** Aim **
Repeat exactly the lines running from the first line of the data to the line containing "const leader3 = [[58.2,50.9],[49.9,50.9],[43.0,41.2]];", both ends included, and nothing else; drop the pictures.

-- BEGIN --

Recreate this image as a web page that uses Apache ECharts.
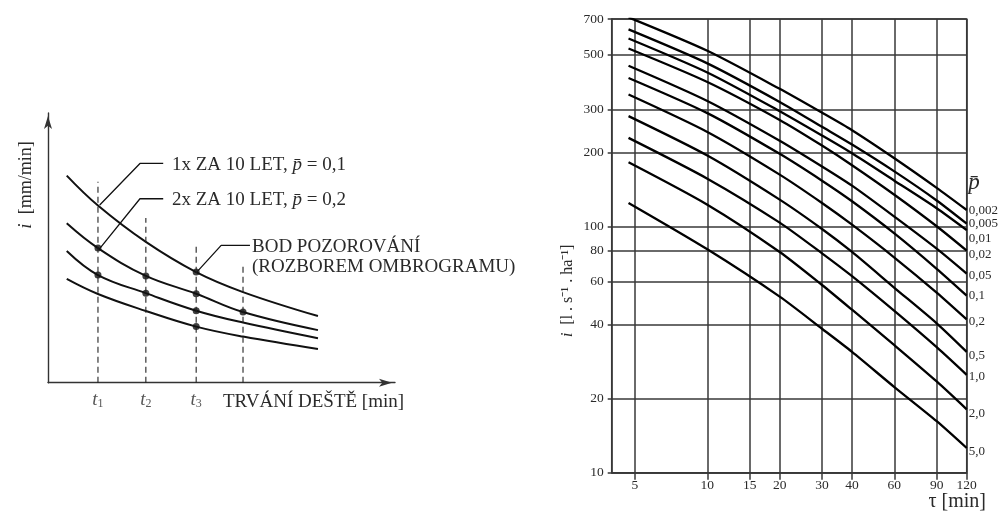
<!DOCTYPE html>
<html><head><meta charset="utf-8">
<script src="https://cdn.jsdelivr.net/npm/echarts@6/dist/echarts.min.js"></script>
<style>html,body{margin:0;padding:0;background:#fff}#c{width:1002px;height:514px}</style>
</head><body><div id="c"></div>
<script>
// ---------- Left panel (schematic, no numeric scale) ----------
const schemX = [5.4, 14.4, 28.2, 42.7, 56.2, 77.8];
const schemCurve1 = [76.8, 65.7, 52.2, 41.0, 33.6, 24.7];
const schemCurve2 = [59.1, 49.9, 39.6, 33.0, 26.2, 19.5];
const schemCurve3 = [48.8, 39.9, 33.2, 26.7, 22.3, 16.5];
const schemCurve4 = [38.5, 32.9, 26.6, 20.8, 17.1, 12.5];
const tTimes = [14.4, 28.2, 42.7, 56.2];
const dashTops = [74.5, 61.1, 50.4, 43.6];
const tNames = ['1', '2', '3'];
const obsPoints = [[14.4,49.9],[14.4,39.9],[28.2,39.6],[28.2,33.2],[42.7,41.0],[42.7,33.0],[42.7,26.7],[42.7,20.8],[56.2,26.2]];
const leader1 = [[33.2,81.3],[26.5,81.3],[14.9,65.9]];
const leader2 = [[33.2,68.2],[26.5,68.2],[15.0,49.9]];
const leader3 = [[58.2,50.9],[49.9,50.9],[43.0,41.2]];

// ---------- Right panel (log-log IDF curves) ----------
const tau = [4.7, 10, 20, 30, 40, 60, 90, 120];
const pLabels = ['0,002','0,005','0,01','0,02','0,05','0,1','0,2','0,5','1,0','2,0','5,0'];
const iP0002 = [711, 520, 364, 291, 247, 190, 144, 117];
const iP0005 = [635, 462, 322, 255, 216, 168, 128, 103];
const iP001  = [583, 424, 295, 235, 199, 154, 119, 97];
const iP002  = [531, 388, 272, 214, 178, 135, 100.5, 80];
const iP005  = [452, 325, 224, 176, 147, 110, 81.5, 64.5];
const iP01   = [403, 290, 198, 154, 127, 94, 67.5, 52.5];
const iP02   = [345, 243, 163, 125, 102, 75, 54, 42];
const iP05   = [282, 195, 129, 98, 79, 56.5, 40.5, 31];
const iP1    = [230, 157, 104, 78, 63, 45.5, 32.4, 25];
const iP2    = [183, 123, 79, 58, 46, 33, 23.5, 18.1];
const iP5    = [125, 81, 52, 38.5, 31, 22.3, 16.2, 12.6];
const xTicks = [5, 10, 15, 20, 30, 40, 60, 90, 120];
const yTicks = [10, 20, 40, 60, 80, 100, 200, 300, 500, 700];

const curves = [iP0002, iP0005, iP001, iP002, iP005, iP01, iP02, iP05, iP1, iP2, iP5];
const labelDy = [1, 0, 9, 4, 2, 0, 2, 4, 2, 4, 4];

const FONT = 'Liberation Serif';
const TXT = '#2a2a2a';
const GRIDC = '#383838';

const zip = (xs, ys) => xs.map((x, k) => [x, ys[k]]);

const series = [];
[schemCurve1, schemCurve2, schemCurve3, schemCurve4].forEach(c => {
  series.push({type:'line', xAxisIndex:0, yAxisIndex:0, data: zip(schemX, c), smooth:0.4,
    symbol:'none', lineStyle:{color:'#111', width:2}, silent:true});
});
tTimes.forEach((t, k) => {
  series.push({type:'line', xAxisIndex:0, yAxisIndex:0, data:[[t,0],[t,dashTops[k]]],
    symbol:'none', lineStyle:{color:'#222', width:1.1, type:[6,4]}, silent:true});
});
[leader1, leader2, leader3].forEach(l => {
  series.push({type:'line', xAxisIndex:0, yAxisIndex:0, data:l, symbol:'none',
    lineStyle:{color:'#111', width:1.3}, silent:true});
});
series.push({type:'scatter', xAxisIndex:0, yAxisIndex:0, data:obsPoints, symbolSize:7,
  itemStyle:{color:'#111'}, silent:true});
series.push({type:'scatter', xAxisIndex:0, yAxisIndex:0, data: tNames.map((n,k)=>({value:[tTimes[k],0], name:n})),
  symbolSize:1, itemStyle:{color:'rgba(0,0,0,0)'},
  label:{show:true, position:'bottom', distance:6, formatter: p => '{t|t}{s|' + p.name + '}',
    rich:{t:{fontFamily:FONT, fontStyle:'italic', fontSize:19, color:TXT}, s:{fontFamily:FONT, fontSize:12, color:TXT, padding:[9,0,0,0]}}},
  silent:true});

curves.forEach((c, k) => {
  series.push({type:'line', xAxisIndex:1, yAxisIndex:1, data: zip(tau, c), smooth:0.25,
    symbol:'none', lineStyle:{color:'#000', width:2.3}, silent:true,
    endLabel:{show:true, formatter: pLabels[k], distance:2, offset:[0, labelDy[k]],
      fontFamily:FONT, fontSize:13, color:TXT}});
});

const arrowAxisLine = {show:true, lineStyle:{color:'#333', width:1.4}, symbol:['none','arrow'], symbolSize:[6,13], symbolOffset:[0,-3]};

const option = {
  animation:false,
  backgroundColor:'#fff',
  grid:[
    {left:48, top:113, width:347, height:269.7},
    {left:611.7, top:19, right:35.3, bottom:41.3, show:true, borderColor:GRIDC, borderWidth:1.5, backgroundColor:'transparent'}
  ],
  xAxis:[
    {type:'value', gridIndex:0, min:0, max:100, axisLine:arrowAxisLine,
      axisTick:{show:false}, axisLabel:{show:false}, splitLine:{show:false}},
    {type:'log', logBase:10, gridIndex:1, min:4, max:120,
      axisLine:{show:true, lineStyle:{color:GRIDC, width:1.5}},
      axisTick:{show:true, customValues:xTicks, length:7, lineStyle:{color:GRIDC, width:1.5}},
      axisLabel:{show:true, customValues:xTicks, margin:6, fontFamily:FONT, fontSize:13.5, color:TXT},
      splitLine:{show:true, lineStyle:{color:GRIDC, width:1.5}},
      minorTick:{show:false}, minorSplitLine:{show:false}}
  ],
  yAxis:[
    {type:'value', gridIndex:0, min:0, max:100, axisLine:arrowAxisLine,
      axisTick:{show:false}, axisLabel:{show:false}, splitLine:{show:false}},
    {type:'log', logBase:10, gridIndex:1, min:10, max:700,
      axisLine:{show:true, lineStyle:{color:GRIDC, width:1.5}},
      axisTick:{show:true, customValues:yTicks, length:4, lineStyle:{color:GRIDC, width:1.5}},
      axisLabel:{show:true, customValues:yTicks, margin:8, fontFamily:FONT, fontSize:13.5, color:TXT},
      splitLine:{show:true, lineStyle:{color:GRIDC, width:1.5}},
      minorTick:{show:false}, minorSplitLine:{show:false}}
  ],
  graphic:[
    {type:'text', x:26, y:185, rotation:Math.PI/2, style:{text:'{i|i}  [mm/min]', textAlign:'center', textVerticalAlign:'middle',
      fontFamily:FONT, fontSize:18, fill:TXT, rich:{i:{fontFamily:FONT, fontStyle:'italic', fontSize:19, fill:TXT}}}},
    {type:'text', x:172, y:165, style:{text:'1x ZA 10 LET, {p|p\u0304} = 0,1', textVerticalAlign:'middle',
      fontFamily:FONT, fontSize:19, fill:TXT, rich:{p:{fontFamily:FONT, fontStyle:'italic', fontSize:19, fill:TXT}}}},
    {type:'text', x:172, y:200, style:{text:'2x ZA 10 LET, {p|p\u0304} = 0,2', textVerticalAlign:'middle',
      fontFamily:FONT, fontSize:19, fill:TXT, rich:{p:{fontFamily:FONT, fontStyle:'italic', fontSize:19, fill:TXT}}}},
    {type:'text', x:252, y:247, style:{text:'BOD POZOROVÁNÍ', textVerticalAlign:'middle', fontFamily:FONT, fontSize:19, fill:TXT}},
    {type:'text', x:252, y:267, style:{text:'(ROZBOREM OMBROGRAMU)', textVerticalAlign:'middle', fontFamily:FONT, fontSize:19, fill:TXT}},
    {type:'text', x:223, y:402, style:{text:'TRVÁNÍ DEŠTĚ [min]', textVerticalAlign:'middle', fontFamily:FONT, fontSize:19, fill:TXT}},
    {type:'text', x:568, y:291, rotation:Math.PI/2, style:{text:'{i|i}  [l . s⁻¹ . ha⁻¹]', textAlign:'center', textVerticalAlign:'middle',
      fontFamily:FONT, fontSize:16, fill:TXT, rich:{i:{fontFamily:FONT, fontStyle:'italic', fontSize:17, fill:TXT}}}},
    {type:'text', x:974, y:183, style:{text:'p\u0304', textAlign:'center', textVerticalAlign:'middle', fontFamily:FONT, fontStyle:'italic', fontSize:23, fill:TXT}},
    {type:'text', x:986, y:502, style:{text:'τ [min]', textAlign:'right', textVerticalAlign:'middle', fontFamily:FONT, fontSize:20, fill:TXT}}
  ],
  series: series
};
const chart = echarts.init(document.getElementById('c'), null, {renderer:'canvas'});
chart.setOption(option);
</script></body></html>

-- END --

** Finished answer **
Recreate this image as a web page that uses Apache ECharts.
<!DOCTYPE html>
<html><head><meta charset="utf-8">
<script src="https://cdn.jsdelivr.net/npm/echarts@6/dist/echarts.min.js"></script>
<style>html,body{margin:0;padding:0;background:#fff}#c{width:1002px;height:514px}</style>
</head><body><div id="c"></div>
<script>
// ---------- Left panel (schematic, no numeric scale) ----------
const schemX = [5.4, 14.4, 28.2, 42.7, 56.2, 77.8];
const schemCurve1 = [76.8, 65.7, 52.2, 41.0, 33.6, 24.7];
const schemCurve2 = [59.1, 49.9, 39.6, 33.0, 26.2, 19.5];
const schemCurve3 = [48.8, 39.9, 33.2, 26.7, 22.3, 16.5];
const schemCurve4 = [38.5, 32.9, 26.6, 20.8, 17.1, 12.5];
const tTimes = [14.4, 28.2, 42.7, 56.2];
const dashTops = [74.5, 61.1, 50.4, 43.6];
const tNames = ['1', '2', '3'];
const obsPoints = [[14.4,49.9],[14.4,39.9],[28.2,39.6],[28.2,33.2],[42.7,41.0],[42.7,33.0],[42.7,26.7],[42.7,20.8],[56.2,26.2]];
const leader1 = [[33.2,81.3],[26.5,81.3],[14.9,65.9]];
const leader2 = [[33.2,68.2],[26.5,68.2],[15.0,49.9]];
const leader3 = [[58.2,50.9],[49.9,50.9],[43.0,41.2]];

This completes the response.